Horowitz, in his book, describes a similar and even more egregious example of this historical blacklisting:

Following the collapse of the socialist empire the marginalization of conservative ideas in the academy has been so pervasive that even those conservatives whose analyses were dramatically vindicated by the events continue to remain hopelessly obscure. As far back as 1922, Ludwig von Mises wrote a 500-page treatise predicting that socialism would not work… As close as any analysis could, Mises’s warning anticipated the next 70 years of socialist history… Given the verdict of history on the socialist experiments, Mises’s works and others that derive from the tradition of classical liberalism should provide the central texts of any respectable academic discourse. Instead they are so marginal to the university curriculum, it is as if they had never been written. In contrast to Mises’s fate, Stalinist intellectuals like Gramsci, Hobsbawm, and Zinn have become icons of the left-wing professoriate, their writings reissued in scholarly editions, their texts well-thumbed by undergraduates, their ideas developed and refined in doctoral studies.
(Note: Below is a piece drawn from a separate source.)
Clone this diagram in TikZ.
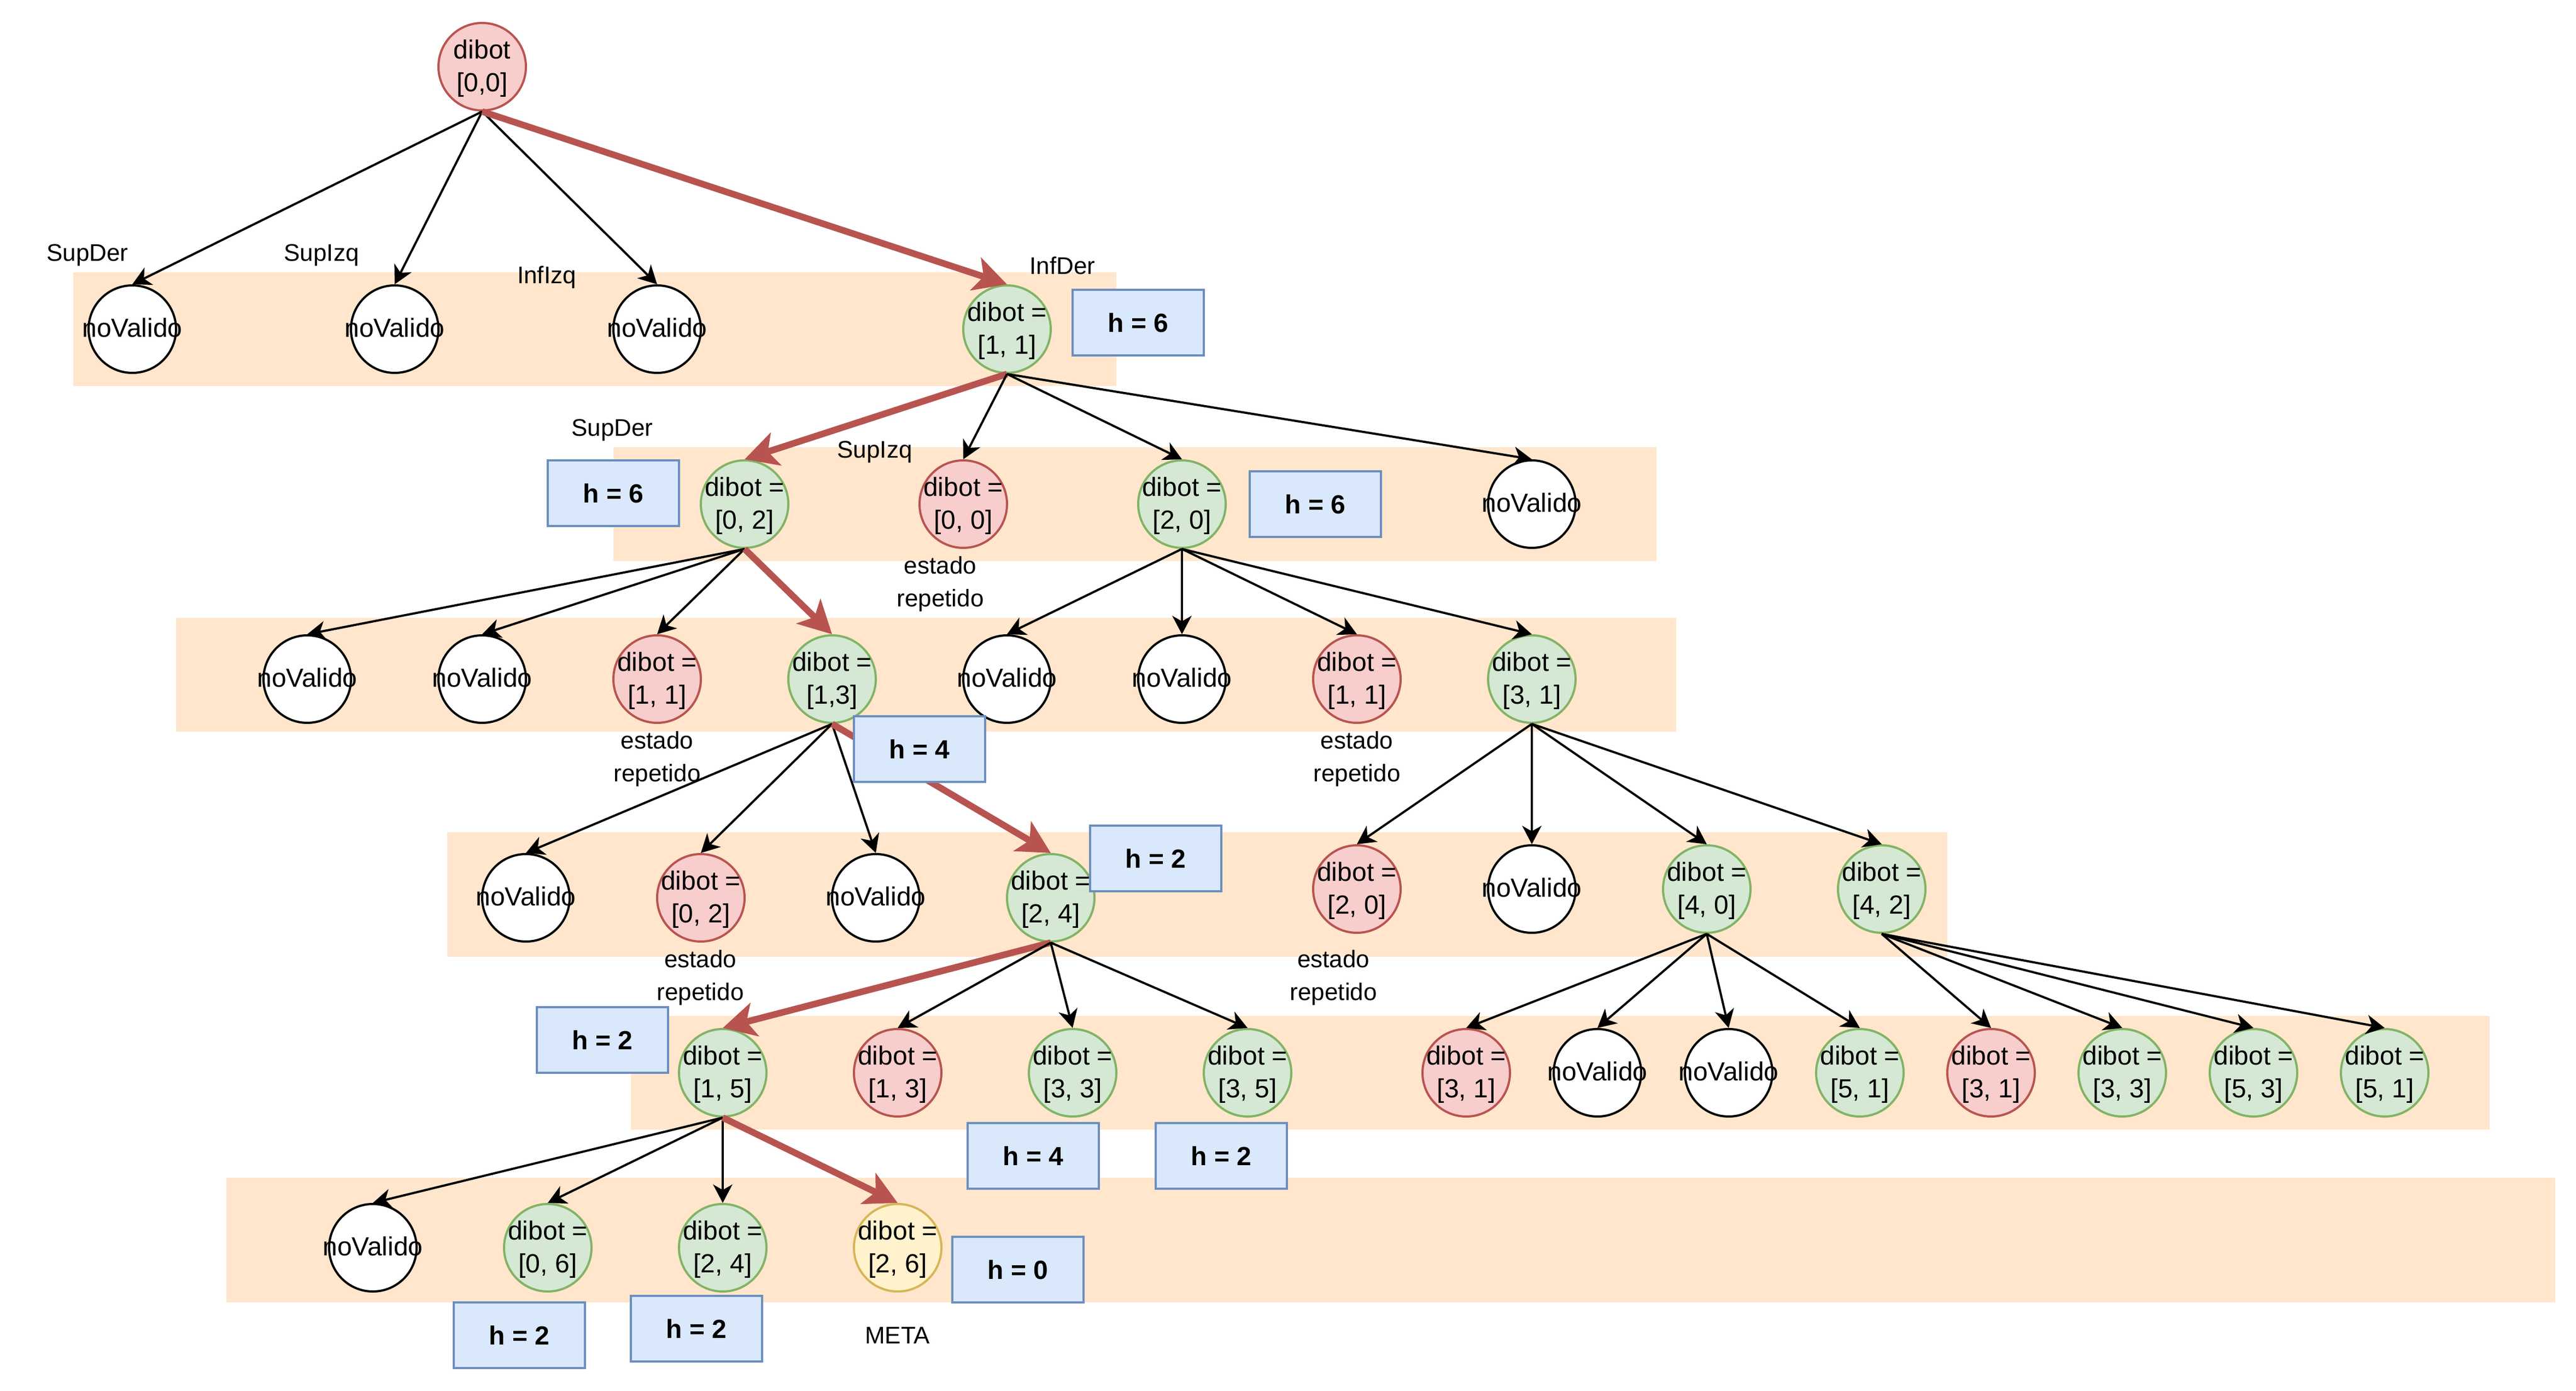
\documentclass[tikz,border=0pt]{standalone}
\usepackage{fontspec}
\setmainfont{Liberation Sans}
\usetikzlibrary{arrows.meta}
\definecolor{bandF}{HTML}{FFE6CC}
\definecolor{rdF}{HTML}{F8CECC}
\definecolor{rdS}{HTML}{B85450}
\definecolor{grF}{HTML}{D5E8D4}
\definecolor{grS}{HTML}{82B366}
\definecolor{ylF}{HTML}{FFF2CC}
\definecolor{ylS}{HTML}{D6B656}
\definecolor{blF}{HTML}{DAE8FC}
\definecolor{blS}{HTML}{6C8EBF}
\tikzset{
  base/.style={circle, minimum size=40pt, inner sep=0pt, line width=1pt},
  txt/.style={font=\fontsize{12}{15}\selectfont, align=center, inner sep=0pt, anchor=center},
  nv/.style={base, draw=black, fill=white, label={[txt, yshift=0.7pt]center:noValido}},
  gr/.style={base, draw=grS, fill=grF, label={[txt, yshift=-0.7pt]center:{dibot =\\{#1}}}},
  rd/.style={base, draw=rdS, fill=rdF, label={[txt, yshift=-0.7pt]center:{dibot =\\{#1}}}},
  yl/.style={base, draw=ylS, fill=ylF, label={[txt, yshift=-0.7pt]center:{dibot =\\{#1}}}},
  hbox/.style={draw=blS, fill=blF, line width=1pt, minimum width=60pt, minimum height=30pt, inner sep=0pt, font=\bfseries\fontsize{12}{14.4}\selectfont},
  band/.style={fill=bandF},
  lbl/.style={font=\fontsize{11}{14.8}\selectfont, inner sep=0pt, text height=7.9pt, text depth=0pt},
  lbltwo/.style={font=\fontsize{11}{14.8}\selectfont, inner sep=0pt, align=center},
  arr/.style={draw=black, line width=1pt, -{Stealth[length=8.4pt,width=8.8pt,inset=2.5pt]}},
  best/.style={draw=rdS, line width=3pt, -{Stealth[length=15pt,width=15.6pt,inset=3.8pt]}}
}
\begin{document}
\begin{tikzpicture}[x=1pt,y=-1pt]
\useasboundingbox (0,0) rectangle (1178,636);
% bands
\fill[band] (33.5,124.5) rectangle (510.5,176.5);
\fill[band] (280.5,204.5) rectangle (757.5,256.5);
\fill[band] (80.5,282.5) rectangle (766.5,334.5);
\fill[band] (204.5,380.5) rectangle (890.5,437.5);
\fill[band] (288.5,464.5) rectangle (1138.5,516.5);
\fill[band] (103.5,538.5) rectangle (1168.5,595.5);
% root
\node[base, draw=rdS, fill=rdF, label={[txt, yshift=-0.7pt]center:{dibot\\{[0,0]}}}] (r) at (220.5,30.5) {};
% level 1
\node[nv] (n1a) at (60.5,150.5) {};
\node[nv] (n1b) at (180.5,150.5) {};
\node[nv] (n1c) at (300.5,150.5) {};
\node[gr={[1, 1]}] (n1d) at (460.5,150.5) {};
% level 2
\node[gr={[0, 2]}] (n2a) at (340.5,230.5) {};
\node[rd={[0, 0]}] (n2b) at (440.5,230.5) {};
\node[gr={[2, 0]}] (n2c) at (540.5,230.5) {};
\node[nv] (n2d) at (700.5,230.5) {};
% level 3
\node[nv] (n3a) at (140.5,310.5) {};
\node[nv] (n3b) at (220.5,310.5) {};
\node[rd={[1, 1]}] (n3c) at (300.5,310.5) {};
\node[gr={[1,3]}] (n3d) at (380.5,310.5) {};
\node[nv] (n3e) at (460.5,310.5) {};
\node[nv] (n3f) at (540.5,310.5) {};
\node[rd={[1, 1]}] (n3g) at (620.5,310.5) {};
\node[gr={[3, 1]}] (n3h) at (700.5,310.5) {};
% level 4
\node[nv] (n4a) at (240.5,410.5) {};
\node[rd={[0, 2]}] (n4b) at (320.5,410.5) {};
\node[nv] (n4c) at (400.5,410.5) {};
\node[gr={[2, 4]}] (n4d) at (480.5,410.5) {};
\node[rd={[2, 0]}] (n4e) at (620.5,406.5) {};
\node[nv] (n4f) at (700.5,406.5) {};
\node[gr={[4, 0]}] (n4g) at (780.5,406.5) {};
\node[gr={[4, 2]}] (n4h) at (860.5,406.5) {};
% level 5
\node[gr={[1, 5]}] (n5a) at (330.5,490.5) {};
\node[rd={[1, 3]}] (n5b) at (410.5,490.5) {};
\node[gr={[3, 3]}] (n5c) at (490.5,490.5) {};
\node[gr={[3, 5]}] (n5d) at (570.5,490.5) {};
\node[rd={[3, 1]}] (n5e) at (670.5,490.5) {};
\node[nv] (n5f) at (730.5,490.5) {};
\node[nv] (n5g) at (790.5,490.5) {};
\node[gr={[5, 1]}] (n5h) at (850.5,490.5) {};
\node[rd={[3, 1]}] (n5i) at (910.5,490.5) {};
\node[gr={[3, 3]}] (n5j) at (970.5,490.5) {};
\node[gr={[5, 3]}] (n5k) at (1030.5,490.5) {};
\node[gr={[5, 1]}] (n5l) at (1090.5,490.5) {};
% level 6
\node[nv] (n6a) at (170.5,570.5) {};
\node[gr={[0, 6]}] (n6b) at (250.5,570.5) {};
\node[gr={[2, 4]}] (n6c) at (330.5,570.5) {};
\node[yl={[2, 6]}] (n6d) at (410.5,570.5) {};
% edges
\draw[arr] (r.south) -- (n1a.north);
\draw[arr] (r.south) -- (n1b.north);
\draw[arr] (r.south) -- (n1c.north);
\draw[best] (r.south) -- (n1d.north);
\draw[best] (n1d.south) -- (n2a.north);
\draw[arr] (n1d.south) -- (n2b.north);
\draw[arr] (n1d.south) -- (n2c.north);
\draw[arr] (n1d.south) -- (n2d.north);
\draw[arr] (n2a.south) -- (n3a.north);
\draw[arr] (n2a.south) -- (n3b.north);
\draw[arr] (n2a.south) -- (n3c.north);
\draw[best] (n2a.south) -- (n3d.north);
\draw[arr] (n2c.south) -- (n3e.north);
\draw[arr] (n2c.south) -- (n3f.north);
\draw[arr] (n2c.south) -- (n3g.north);
\draw[arr] (n2c.south) -- (n3h.north);
\draw[arr] (n3d.south) -- (n4a.north);
\draw[arr] (n3d.south) -- (n4b.north);
\draw[arr] (n3d.south) -- (n4c.north);
\draw[best] (n3d.south) -- (n4d.north);
\draw[arr] (n3h.south) -- (n4e.north);
\draw[arr] (n3h.south) -- (n4f.north);
\draw[arr] (n3h.south) -- (n4g.north);
\draw[arr] (n3h.south) -- (n4h.north);
\draw[best] (n4d.south) -- (n5a.north);
\draw[arr] (n4d.south) -- (n5b.north);
\draw[arr] (n4d.south) -- (n5c.north);
\draw[arr] (n4d.south) -- (n5d.north);
\draw[arr] (n4g.south) -- (n5e.north);
\draw[arr] (n4g.south) -- (n5f.north);
\draw[arr] (n4g.south) -- (n5g.north);
\draw[arr] (n4g.south) -- (n5h.north);
\draw[arr] (n4h.south) -- (n5i.north);
\draw[arr] (n4h.south) -- (n5j.north);
\draw[arr] (n4h.south) -- (n5k.north);
\draw[arr] (n4h.south) -- (n5l.north);
\draw[arr] (n5a.south) -- (n6a.north);
\draw[arr] (n5a.south) -- (n6b.north);
\draw[arr] (n5a.south) -- (n6c.north);
\draw[best] (n5a.south) -- (n6d.north);
% h boxes
\node[hbox] (h1) at (520.5,147.5) {h = 6};
\node[hbox] (h2) at (280.5,225.5) {h = 6};
\node[hbox] (h3) at (601.5,230.5) {h = 6};
\node[hbox] (h4) at (420.5,342.5) {h = 4};
\node[hbox] (h5) at (528.5,392.5) {h = 2};
\node[hbox] (h6) at (275.5,475.5) {h = 2};
\node[hbox] (h7) at (472.5,528.5) {h = 4};
\node[hbox] (h8) at (558.5,528.5) {h = 2};
\node[hbox] (h9) at (465.5,580.5) {h = 0};
\node[hbox] (h10) at (237.5,610.5) {h = 2};
\node[hbox] (h11) at (318.5,607.5) {h = 2};
% labels
\node[lbl] (t1) at (40,115.4) {SupDer};
\node[lbl] (t2) at (147,115.4) {SupIzq};
\node[lbl] (t3) at (250,125.6) {InfIzq};
\node[lbl] (t4) at (485.9,121.4) {InfDer};
\node[lbl] (t5) at (280,195.4) {SupDer};
\node[lbl] (t6) at (400,205.5) {SupIzq};
\node[lbl] (meta) at (410.4,610.4) {META};
\node[lbltwo] (e1) at (430,267.05) {estado\\repetido};
\node[lbltwo] (e2) at (300.5,347.05) {estado\\repetido};
\node[lbltwo] (e3) at (620.5,347.05) {estado\\repetido};
\node[lbltwo] (e4) at (320.3,447.05) {estado\\repetido};
\node[lbltwo] (e5) at (609.8,447.05) {estado\\repetido};
\end{tikzpicture}
\end{document}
No review, of any length, can do this book justice. Ever since reality came crashing down on his head in the mid-1970s, David Horowitz has devoted his life to telling the truth about America’s enemies. It is our job, as patriots, to spread the word.

In Edward Jay Epstein’s papers at Boston University, I found an internal NBC News memo dated 3/25/69, titled “Re: Business of tv news – May 1, 1969” “Source: 2/20 Wallace Westfeldt – Exec Producer, Huntley-Brinkley, NBC” – in which Mr. Westfeldt complains (as quoted in the memo):

One problem we had with the Chicago Convention Coverage was because we have to abide by FCC obscenity regulations. When we were criticized we were asked why we hadn’t shown what the kids were doing. Hell, we couldn’t. I agree it distorted the situation, but we were forced into it by the law.

What were those “kids” chanting during that riot? “The whole world is watching.” If only that were completely – not just partially – true.